Cold soups are the perfect dishes for hot days, whether you're in Italy or north of the Alps. In this recipe, crunchy cucumbers, creamy yogurt, and fresh mint combine to create a light and aromatic refreshment. The soup is delicious as an appetizer or main dish, for lunch or dinner, and does not require a long cooking time. If these aren't the ingredients for a perfect summer culinary delight, then what is?
Cooked meets fresh
Anyone who thinks that cucumber soup with yogurt is just a 'thinner' version of Greek tzatziki is wrong. The trick of the recipe is that the onions or shallots are briefly cooked together with the cucumber. This intensifies the flavor and makes the dish more digestible. Cucumber soup can be enjoyed at room temperature or chilled, depending on the outside temperature and your mood. Next to this cold soup, a Tuscan recipe is also a welcome summer classic, served warm or cold: Pappa al Pomodoro.
Cucumber Soup Plus
If you do not like mint, choose other garden herbs for your cucumber soup. Dill and basil, for example, are an excellent match.
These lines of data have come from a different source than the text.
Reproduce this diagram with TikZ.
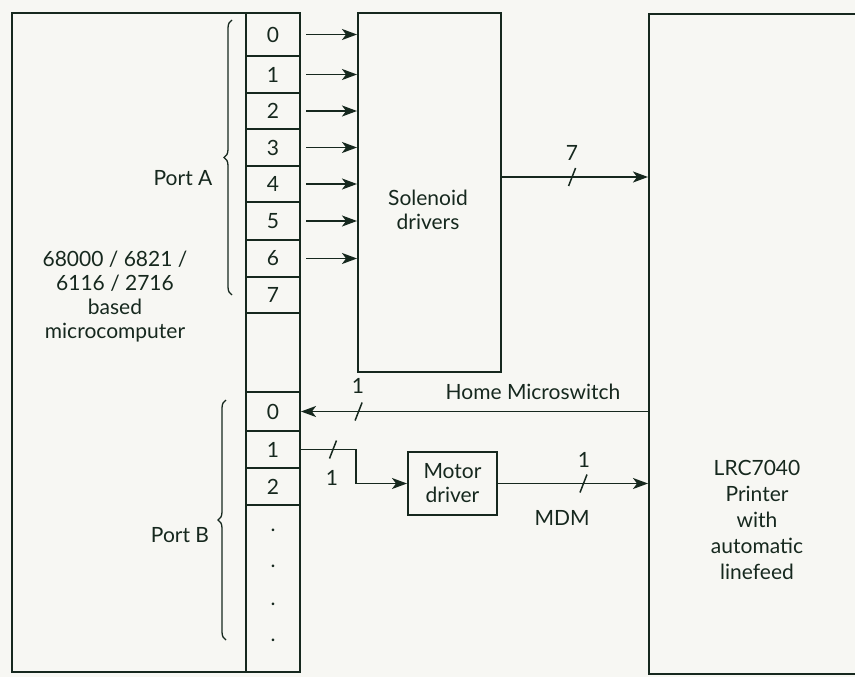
\documentclass[tikz,border=0pt]{standalone}
\usepackage{fontspec}
\setmainfont{Lato}
\usetikzlibrary{arrows.meta,decorations.pathreplacing,calc}
\definecolor{ink}{RGB}{22,40,30}
\definecolor{paper}{RGB}{247,247,243}
\newcommand\dfont{\fontsize{21}{24}\selectfont}
\begin{document}
\begin{tikzpicture}[x=1pt,y=-1pt,color=ink,
  box/.style={draw, line width=2pt, inner sep=0pt, anchor=center},
  cell/.style={draw, line width=2pt, minimum width=54pt, inner sep=0pt, font=\dfont},
  arr/.style={-{Stealth[length=15pt,width=11pt,inset=4pt]}, line width=1.6pt},
  lbl/.style={font=\dfont, inner sep=0pt},
  brc/.style={decorate, decoration={brace, amplitude=8pt}, line width=1.3pt},
  slash/.style={line width=1.5pt}]
\useasboundingbox (0,0) rectangle (855,677);
\fill[paper] (0,0) rectangle (855,677);
\clip (0,0) rectangle (855,677);

% microcomputer
\node[box, minimum width=288pt, minimum height=659pt] (mc) at (156,342.5) {};
\node[box, minimum width=54pt, minimum height=659pt] (col) at (273,342.5) {};
\foreach \n/\t/\b in {0/13/56,1/56/93,2/93/129,3/129/166,4/166/202,5/202/240,6/240/277,7/277/313}
  \node[cell, minimum height={(\b-\t)*1pt}] (a\n) at (273,{(\t+\b)/2}) {\n};
\foreach \n/\t/\b in {0/392/431,1/431/468,2/468/505}
  \node[cell, minimum height={(\b-\t)*1pt}] (b\n) at (273,{(\t+\b)/2}) {\n};
\foreach \i/\y in {1/530,2/566,3/604,4/640}
  \node[lbl] (d\i) at (273,\y) {.};

\node[lbl, align=center] (mctext) at (115,297) {68000 / 6821 /\\6116 / 2716\\based\\microcomputer};
\node[lbl] (pa) at (183,178) {Port A};
\node[lbl] (pb) at (180,535) {Port B};
\draw[brc] (232,295) -- (232,20);
\draw[brc] (226,640) -- (226,400);

% solenoid drivers
\node[box, minimum width=143pt, minimum height=359pt] (sol) at (429.5,192.5) {};
\node[lbl, align=center] (soltext) at (428,210) {Solenoid\\drivers};

% printer
\node[box, minimum width=260pt, minimum height=660pt] (pr) at (779,344) {};
\node[lbl, align=center, font=\fontsize{21}{26}\selectfont] (prtext) at (757,520) {LRC7040\\Printer\\with\\automatic\\linefeed};

% motor driver
\node[box, minimum width=89pt, minimum height=63pt, align=center, font=\dfont] (md) at (452.5,483.5) {Motor\\driver};

% port A arrows
\foreach \n in {0,...,6}
  \draw[arr, shorten <=5pt] (a\n.east) -- (a\n.east -| sol.west);

% 7 lines to printer
\coordinate (y7) at (0,177);
\draw[arr] (sol.east |- y7) -- coordinate[pos=0.48] (s7) (pr.west |- y7);
\draw[slash] ($(s7)+(-3.5,9)$) -- ($(s7)+(3.5,-9)$);
\node[lbl] (l7) at (572,153) {7};

% home microswitch
\draw[arr] (b0.east -| pr.west) -- coordinate[pos=0.834] (s8) (b0.east);
\draw[slash] ($(s8)+(-3.5,9)$) -- ($(s8)+(3.5,-9)$);
\node[lbl] (l8) at (358,386) {1};
\node[lbl] (hm) at (533,392) {Home Microswitch};

% port B1 to motor driver
\draw[arr] (b1.east) -- ++(55,0) |- (md.west);
\coordinate (s9) at ($(b1.east)+(32,0)$);
\draw[slash] ($(s9)+(-3.5,9)$) -- ($(s9)+(3.5,-9)$);
\node[lbl] (l9) at (332,478) {1};

% motor driver to printer
\draw[arr] (md.east) -- coordinate[pos=0.57] (s10) (md.east -| pr.west);
\draw[slash] ($(s10)+(-3.5,9)$) -- ($(s10)+(3.5,-9)$);
\node[lbl] (l10) at (584,460) {1};
\node[lbl] (mdm) at (562,518) {MDM};
\end{tikzpicture}
\end{document}
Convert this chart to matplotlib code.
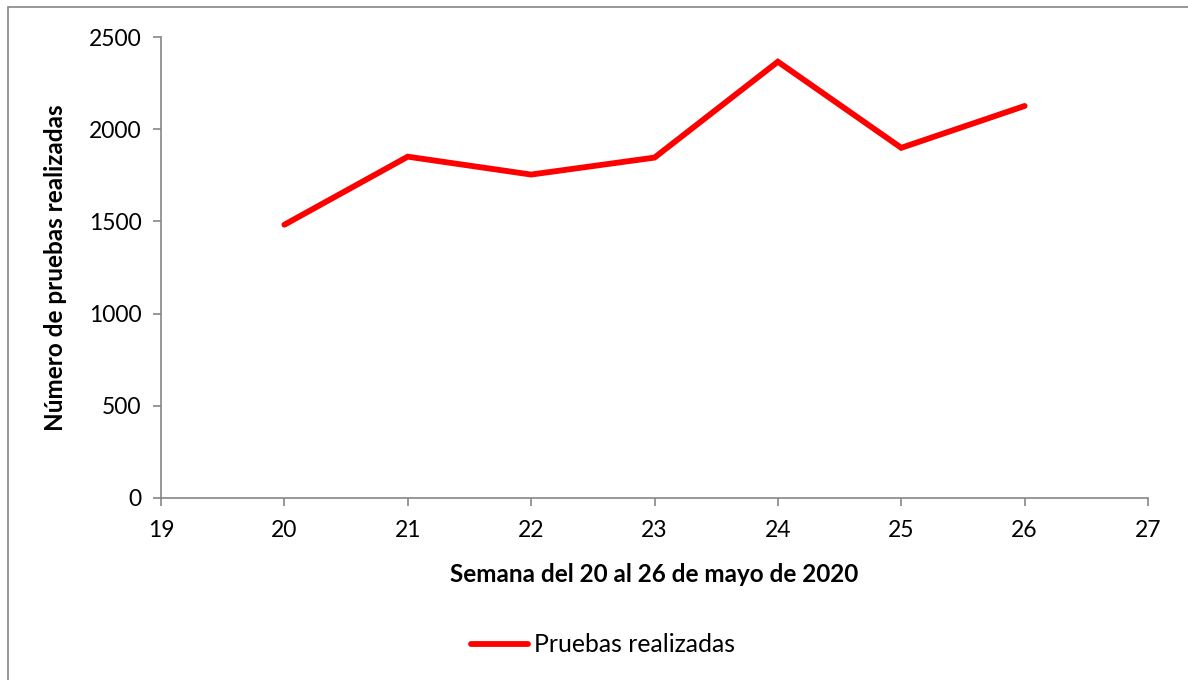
import matplotlib
matplotlib.use("Agg")
import matplotlib.pyplot as plt
from matplotlib.patches import Rectangle
from matplotlib.lines import Line2D

semanas = [20, 21, 22, 23, 24, 25, 26]
pruebas = [1482, 1851, 1754, 1846, 2366, 1899, 2126]
serie = "Pruebas realizadas"
xlabel = "Semana del 20 al 26 de mayo de 2020"
ylabel = "Número de pruebas realizadas"

plt.rcParams['font.family'] = ['Lato', 'DejaVu Sans']

fig = plt.figure(figsize=(11.88, 6.8), dpi=100)
ax = fig.add_axes([161/1188, 1-498/680, (1148-161)/1188, (498-37)/680])

ax.plot(semanas, pruebas, color='#ff0000', lw=4.2, solid_capstyle='round', solid_joinstyle='miter')
ax.set_xlim(19, 27)
ax.set_ylim(0, 2500)
ax.set_xticks(range(19, 28))
ax.set_yticks(range(0, 2501, 500))
for s in ['top', 'right']:
    ax.spines[s].set_visible(False)
for s in ['left', 'bottom']:
    ax.spines[s].set_color('#868686')
    ax.spines[s].set_linewidth(1.2)
ax.tick_params(axis='both', colors='#868686', labelcolor='black', labelsize=16.5, length=6, width=1.2, direction='out')
ax.tick_params(axis='x', pad=10)
ax.tick_params(axis='y', pad=8)
ax.set_xlabel(xlabel, fontsize=17.5, fontweight='bold', labelpad=16)
ax.set_ylabel(ylabel, fontsize=17.5, fontweight='bold', labelpad=16)

handle = Line2D([], [], color='#ff0000', lw=4.2, solid_capstyle='round')
fig.legend([handle], [serie], loc='center', bbox_to_anchor=(603/1188, 1-645/680),
           frameon=False, fontsize=17.8, handlelength=2.3, handletextpad=0.25)

fig.patches.append(Rectangle((8/1188, -0.05), 1.2, 1-7/680+0.05, transform=fig.transFigure,
                             fill=False, edgecolor='#868686', lw=1.2))

fig.savefig("out.png", dpi=100)
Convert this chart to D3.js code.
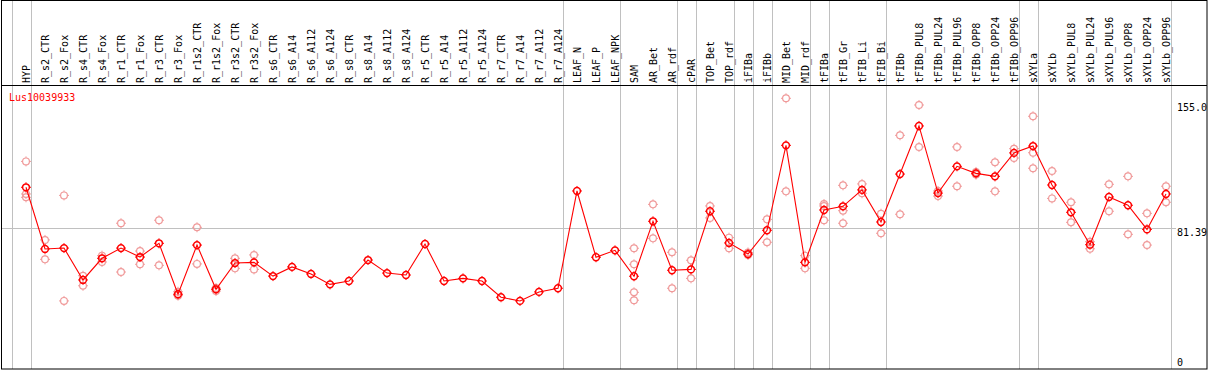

Small pieces of tomato give the mouth an extra touch of freshness, while thinly sliced celery adds a crunchy effect. Those who like refinement can enrich their cucumber soup with pieces of watermelon or strawberries. All these combinations refresh the body while delivering essential vitamins, minerals, and nutrients. They help us cope better with hot days.
Less is more
Unlike many hot dishes, cold soups are a lesser-known delicacy in Italian summer and vegetable cuisine. However, as temperatures rise and the heat dominates the days, these recipes offer a healthy and refreshing variety. We don't have to sacrifice flavor either. Soups captivate with the intense aromas of fresh ingredients, ideally sourced from your garden if you have one. Pleasure does not require complicated preparations. A few tasty foods, combined with flair and love, enchant the palate and remind us that the greatest joys often come from the simplest things.
📖 Recipe
Cold cucumber soup with yogurt and mint
Equipment
- 1 pan with high sides
Ingredients
- 500 g cucumbers , without skin and seeds in a pot
- 1 shallot, alternatively spring onion oder onion
- 6 leaves mint , alternatively basil or dill leaves
- 2 tablespoon olive oil, extra virgin
- 800 ml stock, vegetable
- 100 g natural yoghurt , with 10 % fat
- 1 lemon, untreated
- 1 pinch salt, fine
- 1 pinch pepper, black
Instructions
- Cut the cucumber into cubes. Finely chop the mint and shallot.
- Sauté the shallot in a tall, non-stick pan with 1 tablespoon of oil until golden brown, stirring occasionally to ensure even coloring. Deglaze with a ladleful of hot stock. Add the cucumbers and cook for a few minutes, stirring. Now add the rest of the stock and cover with a lid. Simmer over low heat for about 20 minutes, then leave to cool. Add the mint.
- Puree the lukewarm soup with a hand blender until a creamy consistency is achieved.
- Season to taste with salt and pepper and stir in the yogurt. Mix well. Complete the dish with a sprinkle of freshly grated lemon zest and a drizzle of olive oil. Sprinkle with fresh garden herbs to taste.
Notes
Nutrition
Buon appetito!
Emy says
What a lovely soup
Gabry says
This recipe is amazing! I'm all about delightful, fresh dishes that are quick and easy to make. Plus, I love cold soups that are perfect for summer, making my meal a refreshing treat!